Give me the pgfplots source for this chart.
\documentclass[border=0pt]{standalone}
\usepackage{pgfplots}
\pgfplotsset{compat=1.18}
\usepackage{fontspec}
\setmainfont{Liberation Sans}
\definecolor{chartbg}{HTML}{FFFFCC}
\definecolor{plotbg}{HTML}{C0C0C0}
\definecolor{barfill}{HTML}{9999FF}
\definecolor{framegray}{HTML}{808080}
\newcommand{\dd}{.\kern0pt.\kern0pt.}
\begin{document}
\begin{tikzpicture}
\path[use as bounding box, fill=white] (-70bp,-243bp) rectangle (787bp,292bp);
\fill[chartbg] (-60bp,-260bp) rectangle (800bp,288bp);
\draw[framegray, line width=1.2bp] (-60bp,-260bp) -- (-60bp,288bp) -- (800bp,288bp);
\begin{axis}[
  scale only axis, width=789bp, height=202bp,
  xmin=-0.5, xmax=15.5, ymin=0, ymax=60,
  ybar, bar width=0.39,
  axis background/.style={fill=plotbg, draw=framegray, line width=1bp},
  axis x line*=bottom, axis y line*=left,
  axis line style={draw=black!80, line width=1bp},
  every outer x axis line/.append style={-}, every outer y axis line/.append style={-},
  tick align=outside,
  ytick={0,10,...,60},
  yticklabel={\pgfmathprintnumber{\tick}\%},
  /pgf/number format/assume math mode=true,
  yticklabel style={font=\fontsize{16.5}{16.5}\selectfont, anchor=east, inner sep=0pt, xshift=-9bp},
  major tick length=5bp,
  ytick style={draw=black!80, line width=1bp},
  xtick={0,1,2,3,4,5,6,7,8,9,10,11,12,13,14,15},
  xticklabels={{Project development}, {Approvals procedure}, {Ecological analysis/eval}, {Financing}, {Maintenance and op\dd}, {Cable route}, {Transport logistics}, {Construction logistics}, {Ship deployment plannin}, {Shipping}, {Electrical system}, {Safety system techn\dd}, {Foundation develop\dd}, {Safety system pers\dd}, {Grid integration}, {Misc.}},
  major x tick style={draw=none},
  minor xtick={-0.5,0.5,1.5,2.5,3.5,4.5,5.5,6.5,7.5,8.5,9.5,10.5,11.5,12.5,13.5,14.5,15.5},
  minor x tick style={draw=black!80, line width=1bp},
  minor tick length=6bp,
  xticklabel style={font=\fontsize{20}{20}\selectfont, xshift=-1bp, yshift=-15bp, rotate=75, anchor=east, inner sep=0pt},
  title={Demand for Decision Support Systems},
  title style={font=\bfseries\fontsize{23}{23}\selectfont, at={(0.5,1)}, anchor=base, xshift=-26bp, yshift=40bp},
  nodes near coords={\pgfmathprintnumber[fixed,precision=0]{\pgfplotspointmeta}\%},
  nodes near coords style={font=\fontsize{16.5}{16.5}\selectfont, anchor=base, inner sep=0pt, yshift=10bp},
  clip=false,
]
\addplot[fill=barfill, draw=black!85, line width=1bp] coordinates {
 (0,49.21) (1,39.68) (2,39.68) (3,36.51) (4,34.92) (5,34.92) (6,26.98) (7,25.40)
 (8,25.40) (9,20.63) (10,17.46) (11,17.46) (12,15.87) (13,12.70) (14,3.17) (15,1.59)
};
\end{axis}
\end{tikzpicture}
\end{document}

******

> _PROMPT_
Once more, set down the full listing, verbatim.

> _TASK ANSWER_
Give me the pgfplots source for this chart.
\documentclass[border=0pt]{standalone}
\usepackage{pgfplots}
\pgfplotsset{compat=1.18}
\usepackage{fontspec}
\setmainfont{Liberation Sans}
\definecolor{chartbg}{HTML}{FFFFCC}
\definecolor{plotbg}{HTML}{C0C0C0}
\definecolor{barfill}{HTML}{9999FF}
\definecolor{framegray}{HTML}{808080}
\newcommand{\dd}{.\kern0pt.\kern0pt.}
\begin{document}
\begin{tikzpicture}
\path[use as bounding box, fill=white] (-70bp,-243bp) rectangle (787bp,292bp);
\fill[chartbg] (-60bp,-260bp) rectangle (800bp,288bp);
\draw[framegray, line width=1.2bp] (-60bp,-260bp) -- (-60bp,288bp) -- (800bp,288bp);
\begin{axis}[
  scale only axis, width=789bp, height=202bp,
  xmin=-0.5, xmax=15.5, ymin=0, ymax=60,
  ybar, bar width=0.39,
  axis background/.style={fill=plotbg, draw=framegray, line width=1bp},
  axis x line*=bottom, axis y line*=left,
  axis line style={draw=black!80, line width=1bp},
  every outer x axis line/.append style={-}, every outer y axis line/.append style={-},
  tick align=outside,
  ytick={0,10,...,60},
  yticklabel={\pgfmathprintnumber{\tick}\%},
  /pgf/number format/assume math mode=true,
  yticklabel style={font=\fontsize{16.5}{16.5}\selectfont, anchor=east, inner sep=0pt, xshift=-9bp},
  major tick length=5bp,
  ytick style={draw=black!80, line width=1bp},
  xtick={0,1,2,3,4,5,6,7,8,9,10,11,12,13,14,15},
  xticklabels={{Project development}, {Approvals procedure}, {Ecological analysis/eval}, {Financing}, {Maintenance and op\dd}, {Cable route}, {Transport logistics}, {Construction logistics}, {Ship deployment plannin}, {Shipping}, {Electrical system}, {Safety system techn\dd}, {Foundation develop\dd}, {Safety system pers\dd}, {Grid integration}, {Misc.}},
  major x tick style={draw=none},
  minor xtick={-0.5,0.5,1.5,2.5,3.5,4.5,5.5,6.5,7.5,8.5,9.5,10.5,11.5,12.5,13.5,14.5,15.5},
  minor x tick style={draw=black!80, line width=1bp},
  minor tick length=6bp,
  xticklabel style={font=\fontsize{20}{20}\selectfont, xshift=-1bp, yshift=-15bp, rotate=75, anchor=east, inner sep=0pt},
  title={Demand for Decision Support Systems},
  title style={font=\bfseries\fontsize{23}{23}\selectfont, at={(0.5,1)}, anchor=base, xshift=-26bp, yshift=40bp},
  nodes near coords={\pgfmathprintnumber[fixed,precision=0]{\pgfplotspointmeta}\%},
  nodes near coords style={font=\fontsize{16.5}{16.5}\selectfont, anchor=base, inner sep=0pt, yshift=10bp},
  clip=false,
]
\addplot[fill=barfill, draw=black!85, line width=1bp] coordinates {
 (0,49.21) (1,39.68) (2,39.68) (3,36.51) (4,34.92) (5,34.92) (6,26.98) (7,25.40)
 (8,25.40) (9,20.63) (10,17.46) (11,17.46) (12,15.87) (13,12.70) (14,3.17) (15,1.59)
};
\end{axis}
\end{tikzpicture}
\end{document}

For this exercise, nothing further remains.